** Start Supplied material **

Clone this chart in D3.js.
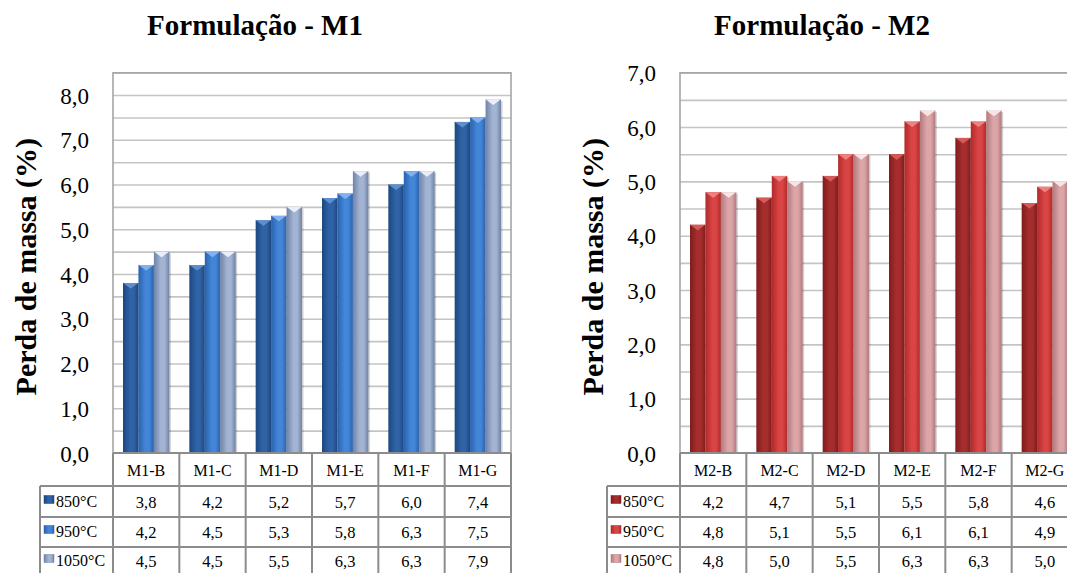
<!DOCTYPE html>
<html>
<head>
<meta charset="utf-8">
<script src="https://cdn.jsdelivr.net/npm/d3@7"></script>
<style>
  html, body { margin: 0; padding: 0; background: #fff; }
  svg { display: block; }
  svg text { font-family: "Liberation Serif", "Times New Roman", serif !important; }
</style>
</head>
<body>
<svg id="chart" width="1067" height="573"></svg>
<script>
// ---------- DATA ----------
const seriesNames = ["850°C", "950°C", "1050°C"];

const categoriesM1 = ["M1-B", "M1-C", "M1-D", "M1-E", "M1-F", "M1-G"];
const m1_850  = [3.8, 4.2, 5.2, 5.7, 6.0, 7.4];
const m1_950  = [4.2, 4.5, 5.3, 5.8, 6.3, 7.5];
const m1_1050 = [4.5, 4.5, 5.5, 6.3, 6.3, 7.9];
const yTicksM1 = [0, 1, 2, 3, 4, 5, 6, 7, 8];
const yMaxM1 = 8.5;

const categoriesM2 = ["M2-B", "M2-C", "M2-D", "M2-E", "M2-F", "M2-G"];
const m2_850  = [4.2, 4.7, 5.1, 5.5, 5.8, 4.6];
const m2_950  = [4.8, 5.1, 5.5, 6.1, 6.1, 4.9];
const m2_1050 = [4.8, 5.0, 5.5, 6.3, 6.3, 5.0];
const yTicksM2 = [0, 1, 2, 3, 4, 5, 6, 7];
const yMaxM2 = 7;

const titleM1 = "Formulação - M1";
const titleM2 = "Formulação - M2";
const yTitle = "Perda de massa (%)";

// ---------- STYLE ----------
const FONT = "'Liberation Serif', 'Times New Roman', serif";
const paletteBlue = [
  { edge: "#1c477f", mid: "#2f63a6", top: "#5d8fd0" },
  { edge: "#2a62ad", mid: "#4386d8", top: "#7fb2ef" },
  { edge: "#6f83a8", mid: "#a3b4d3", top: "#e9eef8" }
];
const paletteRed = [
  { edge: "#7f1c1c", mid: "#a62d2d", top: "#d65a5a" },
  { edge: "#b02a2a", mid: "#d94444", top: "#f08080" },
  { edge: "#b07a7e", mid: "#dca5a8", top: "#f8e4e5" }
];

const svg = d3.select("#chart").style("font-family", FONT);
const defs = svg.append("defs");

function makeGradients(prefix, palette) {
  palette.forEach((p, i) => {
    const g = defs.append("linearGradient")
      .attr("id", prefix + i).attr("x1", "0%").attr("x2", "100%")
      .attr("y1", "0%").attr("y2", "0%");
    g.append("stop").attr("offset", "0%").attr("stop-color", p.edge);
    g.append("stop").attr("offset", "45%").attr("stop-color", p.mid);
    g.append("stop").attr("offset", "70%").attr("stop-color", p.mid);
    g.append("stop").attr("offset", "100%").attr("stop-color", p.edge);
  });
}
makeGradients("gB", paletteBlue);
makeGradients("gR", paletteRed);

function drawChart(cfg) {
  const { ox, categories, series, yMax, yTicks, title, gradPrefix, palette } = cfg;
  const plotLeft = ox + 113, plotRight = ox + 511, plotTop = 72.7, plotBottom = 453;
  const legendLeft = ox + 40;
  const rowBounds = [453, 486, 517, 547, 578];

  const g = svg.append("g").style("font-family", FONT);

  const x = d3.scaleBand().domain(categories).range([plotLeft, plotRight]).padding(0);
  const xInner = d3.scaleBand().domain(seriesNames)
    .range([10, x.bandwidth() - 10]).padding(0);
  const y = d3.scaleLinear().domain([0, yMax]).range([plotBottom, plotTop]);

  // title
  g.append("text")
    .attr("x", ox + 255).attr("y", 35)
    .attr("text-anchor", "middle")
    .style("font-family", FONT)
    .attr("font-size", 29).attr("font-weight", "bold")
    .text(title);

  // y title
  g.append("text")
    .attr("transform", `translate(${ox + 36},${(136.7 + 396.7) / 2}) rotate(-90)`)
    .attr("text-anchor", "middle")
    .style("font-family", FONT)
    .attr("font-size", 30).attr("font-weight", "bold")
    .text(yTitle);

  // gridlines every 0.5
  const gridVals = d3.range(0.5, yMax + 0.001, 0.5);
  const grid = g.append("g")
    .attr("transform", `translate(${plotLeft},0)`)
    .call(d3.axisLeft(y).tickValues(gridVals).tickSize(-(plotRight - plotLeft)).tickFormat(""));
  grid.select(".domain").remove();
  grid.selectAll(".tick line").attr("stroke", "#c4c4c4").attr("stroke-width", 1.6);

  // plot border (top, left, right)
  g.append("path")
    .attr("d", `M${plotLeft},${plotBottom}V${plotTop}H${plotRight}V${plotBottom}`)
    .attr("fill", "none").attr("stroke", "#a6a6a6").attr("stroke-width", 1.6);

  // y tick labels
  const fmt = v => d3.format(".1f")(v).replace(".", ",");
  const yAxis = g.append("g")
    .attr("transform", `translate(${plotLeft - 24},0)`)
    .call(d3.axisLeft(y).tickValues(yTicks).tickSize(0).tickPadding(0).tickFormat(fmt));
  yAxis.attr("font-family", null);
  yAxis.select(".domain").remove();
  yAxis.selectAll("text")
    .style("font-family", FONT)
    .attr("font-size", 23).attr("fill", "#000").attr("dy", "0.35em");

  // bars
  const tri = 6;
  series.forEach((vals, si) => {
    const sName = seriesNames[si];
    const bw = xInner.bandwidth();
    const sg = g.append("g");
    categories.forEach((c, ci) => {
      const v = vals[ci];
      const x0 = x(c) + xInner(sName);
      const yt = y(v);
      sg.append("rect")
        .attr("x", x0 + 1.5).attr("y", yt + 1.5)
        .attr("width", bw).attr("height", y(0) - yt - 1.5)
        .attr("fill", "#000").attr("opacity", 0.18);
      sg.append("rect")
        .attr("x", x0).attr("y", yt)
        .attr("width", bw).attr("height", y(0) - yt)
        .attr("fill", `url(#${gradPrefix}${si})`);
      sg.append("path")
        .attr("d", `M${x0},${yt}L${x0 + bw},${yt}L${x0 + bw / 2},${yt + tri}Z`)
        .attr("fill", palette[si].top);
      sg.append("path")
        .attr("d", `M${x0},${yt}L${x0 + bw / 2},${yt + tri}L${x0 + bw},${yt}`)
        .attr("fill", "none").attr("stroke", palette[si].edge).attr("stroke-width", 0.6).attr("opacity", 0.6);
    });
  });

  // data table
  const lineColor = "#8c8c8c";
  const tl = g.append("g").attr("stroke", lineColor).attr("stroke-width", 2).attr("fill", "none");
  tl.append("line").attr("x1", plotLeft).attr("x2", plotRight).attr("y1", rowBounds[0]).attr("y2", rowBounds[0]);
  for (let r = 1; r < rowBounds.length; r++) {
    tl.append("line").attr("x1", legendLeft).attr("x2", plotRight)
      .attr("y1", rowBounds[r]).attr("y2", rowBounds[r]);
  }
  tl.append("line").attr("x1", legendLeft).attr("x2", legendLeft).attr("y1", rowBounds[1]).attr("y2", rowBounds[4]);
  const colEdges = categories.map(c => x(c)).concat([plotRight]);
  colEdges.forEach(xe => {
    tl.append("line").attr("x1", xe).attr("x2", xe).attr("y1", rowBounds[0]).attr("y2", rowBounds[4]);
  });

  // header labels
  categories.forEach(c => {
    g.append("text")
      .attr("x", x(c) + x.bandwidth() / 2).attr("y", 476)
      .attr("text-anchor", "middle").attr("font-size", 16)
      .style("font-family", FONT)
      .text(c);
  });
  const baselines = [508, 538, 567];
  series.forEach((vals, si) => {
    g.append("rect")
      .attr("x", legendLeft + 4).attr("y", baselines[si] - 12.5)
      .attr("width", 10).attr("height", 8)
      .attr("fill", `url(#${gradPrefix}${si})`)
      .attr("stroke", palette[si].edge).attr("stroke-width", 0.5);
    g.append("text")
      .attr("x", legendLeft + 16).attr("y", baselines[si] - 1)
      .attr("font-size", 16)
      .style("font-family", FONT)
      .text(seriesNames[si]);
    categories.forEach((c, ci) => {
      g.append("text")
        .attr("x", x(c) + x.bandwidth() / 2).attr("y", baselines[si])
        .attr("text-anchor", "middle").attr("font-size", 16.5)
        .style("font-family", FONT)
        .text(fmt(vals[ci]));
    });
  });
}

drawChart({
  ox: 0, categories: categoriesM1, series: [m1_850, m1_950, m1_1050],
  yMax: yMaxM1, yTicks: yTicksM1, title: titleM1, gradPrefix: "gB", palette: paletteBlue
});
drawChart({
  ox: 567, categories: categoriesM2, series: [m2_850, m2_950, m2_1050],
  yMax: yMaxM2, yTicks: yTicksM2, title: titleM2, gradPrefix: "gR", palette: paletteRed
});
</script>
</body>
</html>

** End Supplied material **
** Start Supplied material **

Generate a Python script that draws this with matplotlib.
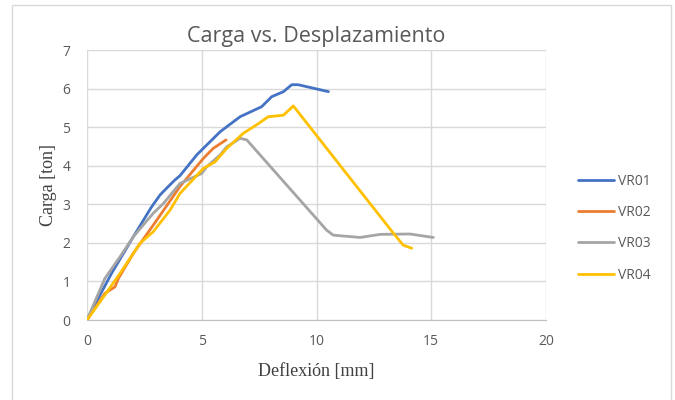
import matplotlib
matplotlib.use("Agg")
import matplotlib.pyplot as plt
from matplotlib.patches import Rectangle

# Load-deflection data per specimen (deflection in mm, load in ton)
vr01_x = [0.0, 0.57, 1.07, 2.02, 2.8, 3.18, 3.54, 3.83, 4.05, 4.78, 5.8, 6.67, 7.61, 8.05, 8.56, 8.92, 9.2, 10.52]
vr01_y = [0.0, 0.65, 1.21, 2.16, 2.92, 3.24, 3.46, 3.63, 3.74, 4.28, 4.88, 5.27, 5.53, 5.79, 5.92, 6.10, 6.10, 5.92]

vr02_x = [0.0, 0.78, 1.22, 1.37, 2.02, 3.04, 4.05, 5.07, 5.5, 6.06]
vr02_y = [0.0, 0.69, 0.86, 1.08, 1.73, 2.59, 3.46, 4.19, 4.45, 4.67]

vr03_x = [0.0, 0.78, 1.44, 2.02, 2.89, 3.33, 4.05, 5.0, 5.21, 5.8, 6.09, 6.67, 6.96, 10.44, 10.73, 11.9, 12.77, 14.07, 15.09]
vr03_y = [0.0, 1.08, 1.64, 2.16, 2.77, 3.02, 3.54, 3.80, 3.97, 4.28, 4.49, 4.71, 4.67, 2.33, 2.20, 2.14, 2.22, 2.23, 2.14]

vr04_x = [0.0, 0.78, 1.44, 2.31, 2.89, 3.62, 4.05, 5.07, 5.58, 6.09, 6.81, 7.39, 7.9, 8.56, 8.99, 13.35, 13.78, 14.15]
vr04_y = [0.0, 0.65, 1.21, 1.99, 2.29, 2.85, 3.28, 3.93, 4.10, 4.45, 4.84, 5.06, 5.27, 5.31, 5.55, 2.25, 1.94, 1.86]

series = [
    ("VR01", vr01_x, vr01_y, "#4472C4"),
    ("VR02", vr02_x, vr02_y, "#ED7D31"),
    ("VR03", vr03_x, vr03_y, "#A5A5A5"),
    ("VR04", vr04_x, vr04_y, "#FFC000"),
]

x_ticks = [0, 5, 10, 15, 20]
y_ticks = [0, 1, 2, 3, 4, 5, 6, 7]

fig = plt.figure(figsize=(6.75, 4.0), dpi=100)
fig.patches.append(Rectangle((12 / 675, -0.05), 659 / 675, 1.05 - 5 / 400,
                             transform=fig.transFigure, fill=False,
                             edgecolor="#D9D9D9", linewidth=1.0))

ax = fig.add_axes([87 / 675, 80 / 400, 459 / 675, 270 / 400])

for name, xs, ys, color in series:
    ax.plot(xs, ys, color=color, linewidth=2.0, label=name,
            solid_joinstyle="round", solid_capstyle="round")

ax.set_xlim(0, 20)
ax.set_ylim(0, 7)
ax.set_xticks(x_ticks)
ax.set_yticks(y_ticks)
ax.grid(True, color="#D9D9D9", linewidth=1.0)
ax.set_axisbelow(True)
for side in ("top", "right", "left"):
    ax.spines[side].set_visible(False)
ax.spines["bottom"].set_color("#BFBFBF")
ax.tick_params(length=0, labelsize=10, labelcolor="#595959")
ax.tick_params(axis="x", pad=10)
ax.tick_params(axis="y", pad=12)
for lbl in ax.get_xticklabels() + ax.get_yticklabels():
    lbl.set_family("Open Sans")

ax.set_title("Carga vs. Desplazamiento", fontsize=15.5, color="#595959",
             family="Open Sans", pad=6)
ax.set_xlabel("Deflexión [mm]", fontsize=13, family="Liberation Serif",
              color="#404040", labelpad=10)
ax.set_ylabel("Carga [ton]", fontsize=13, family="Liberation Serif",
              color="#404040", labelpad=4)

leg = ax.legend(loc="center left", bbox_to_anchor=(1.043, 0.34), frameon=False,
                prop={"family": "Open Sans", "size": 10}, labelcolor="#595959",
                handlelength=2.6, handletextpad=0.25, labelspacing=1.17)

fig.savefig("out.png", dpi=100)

** End Supplied material **

Pick out the lines that include the word "this" and write them out.

Clone this chart in D3.js.
Generate a Python script that draws this with matplotlib.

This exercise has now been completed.